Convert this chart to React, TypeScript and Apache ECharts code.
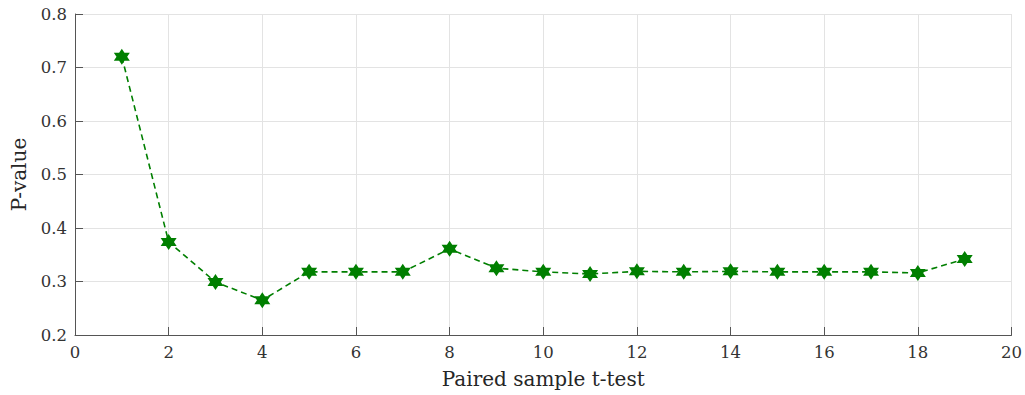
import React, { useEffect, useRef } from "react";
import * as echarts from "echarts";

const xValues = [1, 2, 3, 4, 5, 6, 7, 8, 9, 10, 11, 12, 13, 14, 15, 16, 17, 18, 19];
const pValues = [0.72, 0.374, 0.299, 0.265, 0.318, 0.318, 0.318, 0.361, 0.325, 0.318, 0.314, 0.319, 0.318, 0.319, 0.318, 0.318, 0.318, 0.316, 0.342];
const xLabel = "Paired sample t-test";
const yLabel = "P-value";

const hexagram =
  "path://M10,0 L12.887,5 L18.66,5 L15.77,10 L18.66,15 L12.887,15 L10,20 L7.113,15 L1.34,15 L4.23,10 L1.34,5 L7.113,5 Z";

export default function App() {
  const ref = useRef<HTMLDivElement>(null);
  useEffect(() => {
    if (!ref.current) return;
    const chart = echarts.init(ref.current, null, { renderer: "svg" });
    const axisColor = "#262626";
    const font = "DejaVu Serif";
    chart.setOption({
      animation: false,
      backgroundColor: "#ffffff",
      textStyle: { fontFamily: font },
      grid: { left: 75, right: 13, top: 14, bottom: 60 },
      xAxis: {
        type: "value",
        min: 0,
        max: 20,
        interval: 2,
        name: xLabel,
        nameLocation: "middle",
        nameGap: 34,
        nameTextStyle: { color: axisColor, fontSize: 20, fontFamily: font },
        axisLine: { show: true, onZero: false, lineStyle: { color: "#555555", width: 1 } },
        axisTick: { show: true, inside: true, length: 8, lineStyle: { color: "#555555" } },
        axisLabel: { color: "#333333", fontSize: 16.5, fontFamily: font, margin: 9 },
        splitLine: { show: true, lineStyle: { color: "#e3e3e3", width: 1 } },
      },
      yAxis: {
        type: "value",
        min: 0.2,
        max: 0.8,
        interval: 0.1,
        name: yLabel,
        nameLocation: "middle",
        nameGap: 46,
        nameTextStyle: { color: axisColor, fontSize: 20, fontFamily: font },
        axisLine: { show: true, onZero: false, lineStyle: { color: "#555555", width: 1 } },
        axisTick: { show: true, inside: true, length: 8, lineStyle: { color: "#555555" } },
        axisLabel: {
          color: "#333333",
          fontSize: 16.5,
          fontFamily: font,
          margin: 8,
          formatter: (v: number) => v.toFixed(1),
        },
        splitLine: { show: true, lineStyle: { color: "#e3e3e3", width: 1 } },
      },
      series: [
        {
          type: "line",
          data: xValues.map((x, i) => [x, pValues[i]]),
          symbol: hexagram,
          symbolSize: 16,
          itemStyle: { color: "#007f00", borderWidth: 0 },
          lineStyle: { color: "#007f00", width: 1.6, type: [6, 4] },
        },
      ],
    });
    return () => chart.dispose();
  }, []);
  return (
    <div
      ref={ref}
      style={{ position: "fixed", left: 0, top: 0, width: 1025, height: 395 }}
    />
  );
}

○ ○ ○ ○

Problem to solve ::
Repeat the material above word for word and skip every image in it.

In response ::
Convert this chart to React, TypeScript and Apache ECharts code.
import React, { useEffect, useRef } from "react";
import * as echarts from "echarts";

const xValues = [1, 2, 3, 4, 5, 6, 7, 8, 9, 10, 11, 12, 13, 14, 15, 16, 17, 18, 19];
const pValues = [0.72, 0.374, 0.299, 0.265, 0.318, 0.318, 0.318, 0.361, 0.325, 0.318, 0.314, 0.319, 0.318, 0.319, 0.318, 0.318, 0.318, 0.316, 0.342];
const xLabel = "Paired sample t-test";
const yLabel = "P-value";

const hexagram =
  "path://M10,0 L12.887,5 L18.66,5 L15.77,10 L18.66,15 L12.887,15 L10,20 L7.113,15 L1.34,15 L4.23,10 L1.34,5 L7.113,5 Z";

export default function App() {
  const ref = useRef<HTMLDivElement>(null);
  useEffect(() => {
    if (!ref.current) return;
    const chart = echarts.init(ref.current, null, { renderer: "svg" });
    const axisColor = "#262626";
    const font = "DejaVu Serif";
    chart.setOption({
      animation: false,
      backgroundColor: "#ffffff",
      textStyle: { fontFamily: font },
      grid: { left: 75, right: 13, top: 14, bottom: 60 },
      xAxis: {
        type: "value",
        min: 0,
        max: 20,
        interval: 2,
        name: xLabel,
        nameLocation: "middle",
        nameGap: 34,
        nameTextStyle: { color: axisColor, fontSize: 20, fontFamily: font },
        axisLine: { show: true, onZero: false, lineStyle: { color: "#555555", width: 1 } },
        axisTick: { show: true, inside: true, length: 8, lineStyle: { color: "#555555" } },
        axisLabel: { color: "#333333", fontSize: 16.5, fontFamily: font, margin: 9 },
        splitLine: { show: true, lineStyle: { color: "#e3e3e3", width: 1 } },
      },
      yAxis: {
        type: "value",
        min: 0.2,
        max: 0.8,
        interval: 0.1,
        name: yLabel,
        nameLocation: "middle",
        nameGap: 46,
        nameTextStyle: { color: axisColor, fontSize: 20, fontFamily: font },
        axisLine: { show: true, onZero: false, lineStyle: { color: "#555555", width: 1 } },
        axisTick: { show: true, inside: true, length: 8, lineStyle: { color: "#555555" } },
        axisLabel: {
          color: "#333333",
          fontSize: 16.5,
          fontFamily: font,
          margin: 8,
          formatter: (v: number) => v.toFixed(1),
        },
        splitLine: { show: true, lineStyle: { color: "#e3e3e3", width: 1 } },
      },
      series: [
        {
          type: "line",
          data: xValues.map((x, i) => [x, pValues[i]]),
          symbol: hexagram,
          symbolSize: 16,
          itemStyle: { color: "#007f00", borderWidth: 0 },
          lineStyle: { color: "#007f00", width: 1.6, type: [6, 4] },
        },
      ],
    });
    return () => chart.dispose();
  }, []);
  return (
    <div
      ref={ref}
      style={{ position: "fixed", left: 0, top: 0, width: 1025, height: 395 }}
    />
  );
}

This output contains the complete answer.